The cannery, now owned by Trident Seafoods, was initially a project of the Alaska Packers Association, and, over the years it operated, employed hundreds of residents and thousands of transient workers who produced more canned salmon than any other cannery in Alaska, according to information compiled through the history project.

Oral histories gathered by Ringsmuth tell of the perspective of people who worked in the cannery, as fish processors laundry and kitchen workers, machinists, office administrative staff and superintendents, as well as commercial fishermen and village residents. Among them was the late Trefon Angason Jr., a Bristol Bay Native Corp. shareholder born in South Naknek in 1947 to Vera and Trefon Angasan Sr., both of whom also worked for the cannery. In his interview with Ringsmuth he spoke openly about preferential treatment given by particular superintendents, the racism that persisted dealing with segregation and the relationship between various ethnic groups and the local community and cannery.

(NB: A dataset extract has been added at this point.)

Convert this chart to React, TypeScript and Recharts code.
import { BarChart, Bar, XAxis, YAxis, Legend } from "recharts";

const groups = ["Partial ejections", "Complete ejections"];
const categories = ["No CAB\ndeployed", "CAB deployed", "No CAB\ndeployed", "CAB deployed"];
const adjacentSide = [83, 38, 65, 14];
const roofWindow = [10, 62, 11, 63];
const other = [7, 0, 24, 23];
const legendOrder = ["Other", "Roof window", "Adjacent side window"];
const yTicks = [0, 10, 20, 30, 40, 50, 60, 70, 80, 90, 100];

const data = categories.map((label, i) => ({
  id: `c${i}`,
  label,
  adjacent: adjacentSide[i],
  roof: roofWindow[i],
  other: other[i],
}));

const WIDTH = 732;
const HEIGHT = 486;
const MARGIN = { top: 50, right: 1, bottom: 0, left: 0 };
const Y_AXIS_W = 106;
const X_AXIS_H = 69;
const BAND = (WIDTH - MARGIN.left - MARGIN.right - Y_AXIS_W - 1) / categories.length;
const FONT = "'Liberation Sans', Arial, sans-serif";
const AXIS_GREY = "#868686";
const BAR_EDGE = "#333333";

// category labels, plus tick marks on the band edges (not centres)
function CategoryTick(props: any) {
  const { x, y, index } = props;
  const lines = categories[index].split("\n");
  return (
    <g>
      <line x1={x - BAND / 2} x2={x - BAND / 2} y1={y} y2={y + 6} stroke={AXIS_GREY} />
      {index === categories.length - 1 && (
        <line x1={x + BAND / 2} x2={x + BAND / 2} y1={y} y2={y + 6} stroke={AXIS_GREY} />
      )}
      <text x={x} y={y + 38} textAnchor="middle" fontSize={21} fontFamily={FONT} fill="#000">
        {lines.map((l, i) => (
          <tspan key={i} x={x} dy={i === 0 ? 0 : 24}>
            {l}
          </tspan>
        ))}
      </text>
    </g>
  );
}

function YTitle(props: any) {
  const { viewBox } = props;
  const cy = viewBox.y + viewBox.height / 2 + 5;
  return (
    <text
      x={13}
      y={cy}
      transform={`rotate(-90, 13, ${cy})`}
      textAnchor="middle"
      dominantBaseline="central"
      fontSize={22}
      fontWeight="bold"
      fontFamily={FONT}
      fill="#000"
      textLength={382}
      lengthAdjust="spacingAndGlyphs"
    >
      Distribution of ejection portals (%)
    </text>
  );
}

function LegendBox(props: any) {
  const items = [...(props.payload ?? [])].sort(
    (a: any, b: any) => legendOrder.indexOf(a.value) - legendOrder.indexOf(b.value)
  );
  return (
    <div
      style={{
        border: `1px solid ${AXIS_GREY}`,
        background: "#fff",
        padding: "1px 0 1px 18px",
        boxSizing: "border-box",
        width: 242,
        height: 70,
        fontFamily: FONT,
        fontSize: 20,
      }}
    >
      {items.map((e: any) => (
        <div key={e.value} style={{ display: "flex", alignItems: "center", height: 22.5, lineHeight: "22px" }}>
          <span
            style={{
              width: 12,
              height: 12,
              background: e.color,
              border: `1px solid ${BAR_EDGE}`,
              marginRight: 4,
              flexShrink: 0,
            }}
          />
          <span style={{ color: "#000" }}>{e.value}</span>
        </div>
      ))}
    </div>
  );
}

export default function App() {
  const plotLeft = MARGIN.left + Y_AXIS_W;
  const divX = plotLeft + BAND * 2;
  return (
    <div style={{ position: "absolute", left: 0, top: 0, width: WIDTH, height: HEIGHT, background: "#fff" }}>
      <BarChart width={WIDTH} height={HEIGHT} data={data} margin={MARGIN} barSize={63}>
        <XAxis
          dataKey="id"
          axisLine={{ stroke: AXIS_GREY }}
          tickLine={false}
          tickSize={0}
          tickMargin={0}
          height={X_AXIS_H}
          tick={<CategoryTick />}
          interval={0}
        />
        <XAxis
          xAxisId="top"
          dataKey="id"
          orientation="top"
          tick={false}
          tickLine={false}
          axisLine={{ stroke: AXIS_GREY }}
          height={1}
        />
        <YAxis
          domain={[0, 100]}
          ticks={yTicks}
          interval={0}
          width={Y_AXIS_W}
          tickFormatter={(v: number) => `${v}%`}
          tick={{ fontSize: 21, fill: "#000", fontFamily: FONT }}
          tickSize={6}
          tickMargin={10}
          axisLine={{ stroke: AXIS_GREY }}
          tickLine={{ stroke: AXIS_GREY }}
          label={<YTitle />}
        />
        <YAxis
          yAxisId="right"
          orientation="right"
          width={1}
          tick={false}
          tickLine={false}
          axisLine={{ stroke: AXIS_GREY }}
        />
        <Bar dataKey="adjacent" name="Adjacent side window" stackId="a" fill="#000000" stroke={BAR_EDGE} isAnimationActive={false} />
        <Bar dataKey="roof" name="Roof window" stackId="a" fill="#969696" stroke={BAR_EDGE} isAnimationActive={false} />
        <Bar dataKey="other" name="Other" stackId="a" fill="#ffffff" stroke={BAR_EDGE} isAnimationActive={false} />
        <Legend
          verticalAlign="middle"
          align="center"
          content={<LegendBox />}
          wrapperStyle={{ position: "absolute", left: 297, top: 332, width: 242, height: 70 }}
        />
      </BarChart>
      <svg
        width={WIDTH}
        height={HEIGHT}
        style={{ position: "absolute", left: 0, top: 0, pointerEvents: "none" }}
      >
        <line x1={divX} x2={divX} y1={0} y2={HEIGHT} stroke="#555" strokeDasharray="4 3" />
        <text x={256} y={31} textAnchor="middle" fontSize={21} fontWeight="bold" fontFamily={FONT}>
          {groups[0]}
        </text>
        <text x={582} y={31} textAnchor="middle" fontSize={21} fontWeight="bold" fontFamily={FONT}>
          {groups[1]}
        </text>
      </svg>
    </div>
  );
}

He also spoke of the importance of the cannery to the community and preserving cannery history, Ringsmuth said.

The Alaska State Museum is partnering with the NN Cannery History Project on a museum exhibit coming in February 2022, to celebrate the history and people involved in Alaska’s canned salmon history.

The exhibit will be titled “Mug Up,” after the cannery term for a coffee break, with a focus of Alaska’s forgotten cannery crews through the lens of the Alaska Packers Association.